Disinfectants disappear fast
From pharmacists at high-end medicine shops to unlicensed medicine sellers at rundown neighbourhoods in the capital all looked annoyed on Sunday when asked if they had any hand sanitisers or hand rubs or surgical gloves.
Almost every minute there was a healthy looking individual asking for the items usually used during surgery by physicians and by post-operative patients.
As the novel coronavirus causing the disease called COVID-19 is spreading amid continued panic buying of essentials, disinfectants and cleanliness products disappeared fast from market shelves.
‘I have no disinfectants or cleanliness items and don’t know when the next supply will come,’ said Habibullah, a pharmacist at a medicine shop on Pragati Sarani.
He ran out of supplies of hand sanitisers, hand rubs and surgical gloves five days ago and has repeatedly been asking dealers for fresh supplies.
New Age visited a dozen medicine, grocery and super shops only two of which had limited supplies of surgical gloves and a few small bottles of liquid disinfectant savlon.
Nisha Pharma, a medicine shop at a Badda neighbourhood, said that he had received 200 bottles of disinfectant hand rub hexisol in mid March that were sold in just two days.
‘Usually a dozen hexisol took a month to sell,’ he said.
Ashik, a grocer at Eskaton, had sold three dozen bottles of liquid savlon disinfectant in just two days in early March.
‘The supply would have lasted for six months in normal times,’ said Ashik.
On Saturday Ziska Pharmaceuticals supplied 7,000 bottles of hand sanitizer to 20 shops in Hatirpool which ran out of the item by Sunday afternoon, said Faisal Ahmed, medial promotion officer, Ziska Pharmaceuticals.

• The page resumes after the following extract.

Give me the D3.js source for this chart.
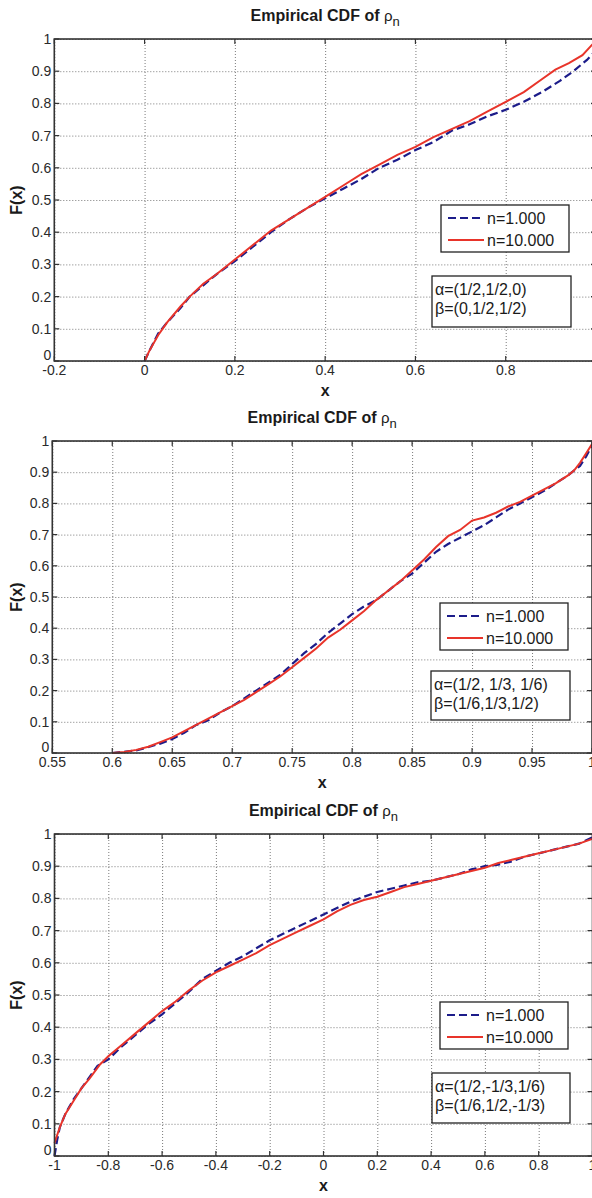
<!DOCTYPE html>
<html>
<head>
<meta charset="utf-8">
<script src="https://cdn.jsdelivr.net/npm/d3@7"></script>
<style>
  html, body { margin: 0; padding: 0; background: #fff; overflow: hidden; }
  svg { display: block; font-family: "Liberation Sans", Arial, sans-serif; }
</style>
</head>
<body>
<div id="chart"></div>
<script>
// ---- data ----
const yTicks = [0, 0.1, 0.2, 0.3, 0.4, 0.5, 0.6, 0.7, 0.8, 0.9, 1];
const legendLabels = ['n=1.000', 'n=10.000'];

// panel 1
const p1XTicks = [-0.2, 0, 0.2, 0.4, 0.6, 0.8, 1];
const p1Params = ['α=(1/2,1/2,0)', 'β=(0,1/2,1/2)'];
const p1Blue = [[0,0],[0.01,0.03],[0.03,0.085],[0.05,0.12],[0.08,0.165],[0.1,0.2],[0.13,0.235],[0.16,0.27],
  [0.2,0.31],[0.24,0.355],[0.28,0.4],[0.32,0.44],[0.36,0.475],[0.4,0.505],[0.44,0.535],[0.48,0.565],
  [0.52,0.6],[0.56,0.625],[0.6,0.655],[0.64,0.68],[0.68,0.715],[0.72,0.735],[0.76,0.76],[0.8,0.78],
  [0.84,0.805],[0.88,0.835],[0.92,0.87],[0.95,0.9],[0.98,0.935],[1,0.965]];
const p1Red = [[0,0],[0.01,0.03],[0.03,0.08],[0.05,0.12],[0.08,0.17],[0.1,0.2],[0.13,0.24],[0.16,0.27],
  [0.2,0.315],[0.24,0.36],[0.28,0.405],[0.32,0.44],[0.36,0.475],[0.4,0.51],[0.44,0.545],[0.48,0.58],
  [0.52,0.61],[0.56,0.64],[0.6,0.665],[0.64,0.695],[0.68,0.72],[0.72,0.745],[0.76,0.775],[0.8,0.805],
  [0.84,0.835],[0.88,0.875],[0.91,0.905],[0.94,0.925],[0.97,0.95],[0.99,0.98],[1,0.995]];

// panel 2
const p2XTicks = [0.55, 0.6, 0.65, 0.7, 0.75, 0.8, 0.85, 0.9, 0.95, 1];
const p2Params = ['α=(1/2, 1/3, 1/6)', 'β=(1/6,1/3,1/2)'];
const p2Blue = [[0.6,0],[0.62,0.008],[0.64,0.03],[0.65,0.045],[0.66,0.065],[0.67,0.09],[0.68,0.105],[0.69,0.13],
  [0.7,0.15],[0.72,0.2],[0.74,0.25],[0.75,0.285],[0.76,0.32],[0.77,0.35],[0.78,0.385],[0.79,0.415],
  [0.8,0.445],[0.81,0.47],[0.82,0.49],[0.83,0.52],[0.84,0.55],[0.85,0.575],[0.86,0.61],[0.87,0.645],
  [0.88,0.67],[0.89,0.69],[0.9,0.71],[0.91,0.73],[0.92,0.755],[0.93,0.78],[0.94,0.8],[0.95,0.82],
  [0.96,0.84],[0.97,0.865],[0.98,0.89],[0.99,0.92],[0.995,0.95],[1,0.985]];
const p2Red = [[0.6,0],[0.61,0.003],[0.62,0.01],[0.63,0.02],[0.64,0.035],[0.65,0.05],[0.66,0.07],[0.67,0.09],
  [0.68,0.11],[0.69,0.13],[0.7,0.15],[0.71,0.17],[0.72,0.195],[0.73,0.22],[0.74,0.245],[0.75,0.275],
  [0.76,0.305],[0.77,0.335],[0.78,0.37],[0.79,0.395],[0.8,0.425],[0.81,0.455],[0.82,0.49],[0.83,0.52],
  [0.84,0.55],[0.85,0.585],[0.86,0.62],[0.87,0.66],[0.88,0.695],[0.89,0.715],[0.9,0.745],[0.91,0.755],
  [0.92,0.77],[0.93,0.79],[0.94,0.805],[0.95,0.825],[0.96,0.845],[0.97,0.865],[0.98,0.89],[0.985,0.905],
  [0.99,0.93],[0.995,0.96],[1,0.99]];

// panel 3
const p3XTicks = [-1, -0.8, -0.6, -0.4, -0.2, 0, 0.2, 0.4, 0.6, 0.8, 1];
const p3Params = ['α=(1/2,-1/3,1/6)', 'β=(1/6,1/2,-1/3)'];
const p3Blue = [[-1,0],[-0.99,0.05],[-0.98,0.09],[-0.96,0.13],[-0.93,0.175],[-0.9,0.21],[-0.87,0.245],[-0.84,0.28],
  [-0.8,0.3],[-0.75,0.34],[-0.7,0.375],[-0.65,0.41],[-0.6,0.44],[-0.55,0.475],[-0.5,0.51],[-0.45,0.55],
  [-0.4,0.575],[-0.35,0.6],[-0.3,0.62],[-0.25,0.645],[-0.2,0.67],[-0.15,0.69],[-0.1,0.71],[-0.05,0.73],
  [0,0.75],[0.05,0.77],[0.1,0.79],[0.15,0.805],[0.2,0.82],[0.25,0.83],[0.3,0.84],[0.35,0.85],
  [0.4,0.855],[0.45,0.865],[0.5,0.875],[0.55,0.89],[0.6,0.9],[0.65,0.905],[0.7,0.915],[0.75,0.93],
  [0.8,0.94],[0.85,0.95],[0.9,0.96],[0.95,0.97],[1,0.99]];
const p3Red = [[-1,0.04],[-0.98,0.09],[-0.96,0.13],[-0.93,0.17],[-0.9,0.21],[-0.87,0.24],[-0.83,0.285],[-0.8,0.31],
  [-0.75,0.345],[-0.7,0.38],[-0.65,0.415],[-0.6,0.45],[-0.55,0.48],[-0.5,0.515],[-0.45,0.545],[-0.4,0.57],
  [-0.35,0.59],[-0.3,0.61],[-0.25,0.63],[-0.2,0.655],[-0.15,0.675],[-0.1,0.695],[-0.05,0.715],[0,0.735],
  [0.05,0.76],[0.1,0.78],[0.15,0.795],[0.2,0.805],[0.25,0.82],[0.3,0.835],[0.35,0.845],[0.4,0.855],
  [0.45,0.865],[0.5,0.875],[0.55,0.885],[0.6,0.895],[0.65,0.91],[0.7,0.92],[0.75,0.93],[0.8,0.94],
  [0.85,0.95],[0.9,0.96],[0.95,0.97],[1,0.985]];

// ---- layout ----
const width = 592;
const height = 1198;
const blueColor = '#1c1c8a';
const redColor = '#e8342a';
const textColor = '#1a1a1a';

const panels = [
  { top: 39, bottom: 361, left: 54.3, right: 596, xTicks: p1XTicks, blue: p1Blue, red: p1Red, params: p1Params,
    legend: [441, 205, 569, 252], paramBox: [432, 276, 571, 327] },
  { top: 441, bottom: 753, left: 52.3, right: 592, xTicks: p2XTicks, blue: p2Blue, red: p2Red, params: p2Params,
    legend: [440, 603, 568, 650], paramBox: [431, 671, 570, 720] },
  { top: 834, bottom: 1156, left: 54.5, right: 592.5, xTicks: p3XTicks, blue: p3Blue, red: p3Red, params: p3Params,
    legend: [440, 1002, 568, 1049], paramBox: [432, 1073, 570, 1123] },
];

const svg = d3.select('#chart')
  .append('svg')
  .attr('width', width)
  .attr('height', height);

function drawPanel(p) {
  const xScale = d3.scaleLinear()
    .domain([p.xTicks[0], p.xTicks[p.xTicks.length - 1]])
    .range([p.left, p.right]);
  const yScale = d3.scaleLinear().domain([0, 1]).range([p.bottom, p.top]);
  const w = p.right - p.left;
  const h = p.bottom - p.top;

  const g = svg.append('g');

  // dotted grid
  g.append('g')
    .attr('transform', `translate(0, ${p.bottom})`)
    .call(d3.axisBottom(xScale).tickValues(p.xTicks).tickFormat('').tickSize(-h).tickSizeOuter(0))
    .call(s => s.select('.domain').remove())
    .call(s => s.selectAll('line').attr('stroke', '#7a7a7a').attr('stroke-dasharray', '1,2'));
  g.append('g')
    .attr('transform', `translate(${p.left}, 0)`)
    .call(d3.axisLeft(yScale).tickValues(yTicks).tickFormat('').tickSize(-w).tickSizeOuter(0))
    .call(s => s.select('.domain').remove())
    .call(s => s.selectAll('line').attr('stroke', '#7a7a7a').attr('stroke-dasharray', '1,2'));

  // curves
  const line = d3.line().x(d => xScale(d[0])).y(d => yScale(d[1]));
  g.append('path').datum(p.blue)
    .attr('d', line).attr('fill', 'none')
    .attr('stroke', blueColor).attr('stroke-width', 2.2)
    .attr('stroke-dasharray', '8,4');
  g.append('path').datum(p.red)
    .attr('d', line).attr('fill', 'none')
    .attr('stroke', redColor).attr('stroke-width', 2);

  // inner ticks on all sides, box
  const axisColor = '#333';
  const tickLen = 5;
  const tk = g.append('g').attr('stroke', axisColor).attr('stroke-width', 1.2);
  p.xTicks.forEach(v => {
    tk.append('line').attr('x1', xScale(v)).attr('x2', xScale(v)).attr('y1', p.bottom).attr('y2', p.bottom - tickLen);
    tk.append('line').attr('x1', xScale(v)).attr('x2', xScale(v)).attr('y1', p.top).attr('y2', p.top + tickLen);
  });
  yTicks.forEach(v => {
    tk.append('line').attr('x1', p.left).attr('x2', p.left + tickLen).attr('y1', yScale(v)).attr('y2', yScale(v));
    tk.append('line').attr('x1', p.right).attr('x2', p.right - tickLen).attr('y1', yScale(v)).attr('y2', yScale(v));
  });
  g.append('rect')
    .attr('x', p.left).attr('y', p.top).attr('width', w).attr('height', h)
    .attr('fill', 'none').attr('stroke', axisColor).attr('stroke-width', 1.6);

  // tick labels
  g.append('g').selectAll('text').data(p.xTicks).join('text')
    .attr('x', d => xScale(d)).attr('y', p.bottom + 14)
    .attr('text-anchor', 'middle').attr('font-size', 14).attr('fill', '#2a2a2a')
    .text(d => String(d));
  g.append('g').selectAll('text').data(yTicks).join('text')
    .attr('x', p.left - 3).attr('y', d => d === 0 ? yScale(d) - 1 : yScale(d) + 5)
    .attr('text-anchor', 'end').attr('font-size', 14).attr('fill', '#2a2a2a')
    .text(d => String(d));

  // axis labels
  g.append('text')
    .attr('x', (p.left + p.right) / 2).attr('y', p.bottom + 35)
    .attr('text-anchor', 'middle').attr('font-size', 16).attr('font-weight', 'bold').attr('fill', textColor)
    .text('x');
  g.append('text')
    .attr('transform', `translate(22, ${(p.top + p.bottom) / 2}) rotate(-90)`)
    .attr('text-anchor', 'middle').attr('font-size', 16).attr('font-weight', 'bold').attr('fill', textColor)
    .text('F(x)');

  // title
  const title = g.append('text')
    .attr('x', (p.left + p.right) / 2).attr('y', p.top - 18)
    .attr('text-anchor', 'middle').attr('font-size', 16).attr('font-weight', 'bold').attr('fill', textColor);
  title.append('tspan').text('Empirical CDF of ');
  title.append('tspan').attr('font-weight', 'normal').attr('font-size', 15).text('ρ');
  title.append('tspan').attr('font-weight', 'normal').attr('font-size', 13).attr('dy', 5).text('n');

  // legend
  const [lx0, ly0, lx1, ly1] = p.legend;
  g.append('rect').attr('x', lx0).attr('y', ly0).attr('width', lx1 - lx0).attr('height', ly1 - ly0)
    .attr('fill', '#fff').attr('stroke', '#222').attr('stroke-width', 1.3);
  const rows = [
    { label: legendLabels[0], color: blueColor, dash: '8,4', cy: ly0 + 13 },
    { label: legendLabels[1], color: redColor, dash: null, cy: ly0 + 35 },
  ];
  rows.forEach(r => {
    g.append('line')
      .attr('x1', lx0 + 7).attr('x2', lx0 + 43).attr('y1', r.cy).attr('y2', r.cy)
      .attr('stroke', r.color).attr('stroke-width', 2)
      .attr('stroke-dasharray', r.dash);
    g.append('text')
      .attr('x', lx0 + 46).attr('y', r.cy + 6)
      .attr('font-size', 16).attr('fill', textColor)
      .text(r.label);
  });

  // parameter box
  const [px0, py0, px1, py1] = p.paramBox;
  g.append('rect').attr('x', px0).attr('y', py0).attr('width', px1 - px0).attr('height', py1 - py0)
    .attr('fill', '#fff').attr('stroke', '#222').attr('stroke-width', 1.3);
  p.params.forEach((t, i) => {
    g.append('text')
      .attr('x', px0 + 3).attr('y', py0 + 19 + i * 19)
      .attr('font-size', 16).attr('fill', textColor)
      .text(t);
  });
}

panels.forEach(drawPanel);
</script>
</body>
</html>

Bangladesh has seen a sudden surge in the demand for rice, essential commodities and disinfectants and cleanliness products immediately after the country announced its first coronavirus case on March 8.

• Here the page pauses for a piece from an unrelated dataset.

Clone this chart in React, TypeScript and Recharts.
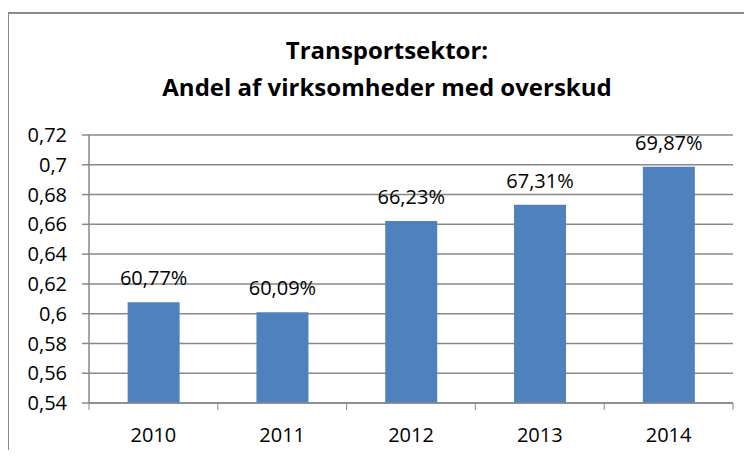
import { Bar, BarChart, CartesianGrid, LabelList, XAxis, YAxis } from "recharts";

const years = ["2010", "2011", "2012", "2013", "2014"];
const shares = [0.6077, 0.6009, 0.6623, 0.6731, 0.6987];
const yTicks = [0.54, 0.56, 0.58, 0.6, 0.62, 0.64, 0.66, 0.68, 0.7, 0.72];
const titleLines = ["Transportsektor:", "Andel af virksomheder med overskud"];

const data = years.map((year, i) => ({ year, share: shares[i] }));

const GRID = "#898989";
const FONT = "'Open Sans', sans-serif";

const fmtTick = (v: number) => String(Number(v.toFixed(2))).replace(".", ",");
const fmtPct = (v: any) => (Number(v) * 100).toFixed(2).replace(".", ",") + "%";

// category ticks sit on the band edges, labels in the middle
const YearTick = (props: any) => {
  const { x, y, payload, index, width } = props;
  const band = (Number(width) || 644) / years.length;
  const left = x - band / 2;
  return (
    <g>
      <line x1={left} x2={left} y1={y} y2={y + 7} stroke={GRID} />
      {index === years.length - 1 && (
        <line x1={left + band} x2={left + band} y1={y} y2={y + 7} stroke={GRID} />
      )}
      <text x={x} y={y + 39} textAnchor="middle" fill="#000" fontSize={20}>
        {payload.value}
      </text>
    </g>
  );
};

const App = () => {
  return (
    <div
      style={{
        position: "relative",
        width: 752,
        height: 458,
        margin: -8,
        overflow: "hidden",
        fontFamily: FONT,
        background: "#fff",
      }}
    >
      <div
        style={{
          position: "absolute",
          left: 7,
          top: 12,
          width: 800,
          height: 500,
          border: `2px solid ${GRID}`,
          boxSizing: "border-box",
        }}
      />
      <div
        style={{
          position: "absolute",
          left: 7,
          width: 760,
          top: 31,
          textAlign: "center",
          fontWeight: 700,
          fontSize: 24,
          lineHeight: "37px",
          color: "#000",
        }}
      >
        {titleLines.map((t) => (
          <div key={t}>{t}</div>
        ))}
      </div>
      <div style={{ position: "absolute", left: 0, top: 0 }}>
        <BarChart
          width={752}
          height={458}
          data={data}
          barCategoryGap="30%"
          margin={{ top: 135, right: 19, bottom: 0, left: 0 }}
        >
          <CartesianGrid vertical={false} stroke={GRID} strokeWidth={1.5} />
          <XAxis
            dataKey="year"
            height={55}
            tickSize={0}
            tickMargin={0}
            tickLine={false}
            axisLine={{ stroke: GRID, strokeWidth: 1.5 }}
            tick={<YearTick />}
          />
          <YAxis
            width={89}
            domain={[0.54, 0.72]}
            ticks={yTicks}
            interval={0}
            tickSize={7}
            tickMargin={15}
            tickFormatter={fmtTick}
            tick={{ fill: "#000", fontSize: 20 }}
            tickLine={{ stroke: GRID, strokeWidth: 1.5 }}
            axisLine={{ stroke: GRID, strokeWidth: 1.5 }}
          />
          <Bar dataKey="share" fill="#4F81BD" isAnimationActive={false}>
            <LabelList
              dataKey="share"
              position="top"
              offset={17}
              formatter={fmtPct}
              fill="#000"
              fontSize={20}
            />
          </Bar>
        </BarChart>
      </div>
    </div>
  );
};

export default App;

The demand jumped after two people died of the viral infection.
WHO and other experts advised keeping hands clean to prevent the spread of the novel coronavirus.
Although they said that washing hands with soap and water for 20 seconds is the best way to kill the virus still people have stocked up on disinfectants and other cleanliness products.
Drug Administration directorate general Mahbubur Rahman hoped that the crisis would be over soon for 14 new companies were approved to produce hand rub and sanitiser and eight of them have already rolled into production.
The new companies approved for producing the disinfectants include the state-owned distillery Carew and Co and Jamuna Group, said Mahbub.
The sudden rise in the demand for the products usually considered slow items has put the producers under huge pressure.
ACI Limited, which shares roughly a fourth of the disinfectant and cleanliness products in the market, has added two shifts to its regular production and was in production round the clock, said Syed Alamgir, managing director of the company.
‘Some people are buying a cartoon when they need just one bottle,’ said Alamgir.
Researchers say that people resort to panic buying when they lose their sense of control over their surroundings and try to cope with it by stockpiling products that they think is necessary to get back in control.
Unclean hands are said to have been the most potential medium for the virus to spread.
On Sunday, an inspection team of the Directorate of National Consumer Rights Protection fined a trader Tk 1.5 lakh in Uttara for artificially increasing hand sanitiser and mask prices.
Besides disinfectants and cleanliness products, staple rice and other essentials have also seen an overnight rise in their prices in apprehension of an imminent countrywide lockdown.
Five DNCRP teams fined traders in the capital for increasing prices of rice and other essentials on Sunday.
On Saturday a DNCRP team found that the prices of isopropyl alcohol, a hand sanitiser ingredient, tripled in the wholesale market in 24 hours.
New Age on Saturday at about 10:00pm found the Lazz Pharma branch on Pragati Sarani selling hand sanitizer produced by one Sheba Chemical and Food Industries Limited.
A 100 ml bottle of the product was sold for Tk 180 when a 250 ml bottle of it should cost maximum Tk 140.
DGDA DG Mahbub said that no company by the name of Sheba was permitted to market hand sanitisers.
‘Some dishonest people are in for making money and we will look into the matter,’ he said.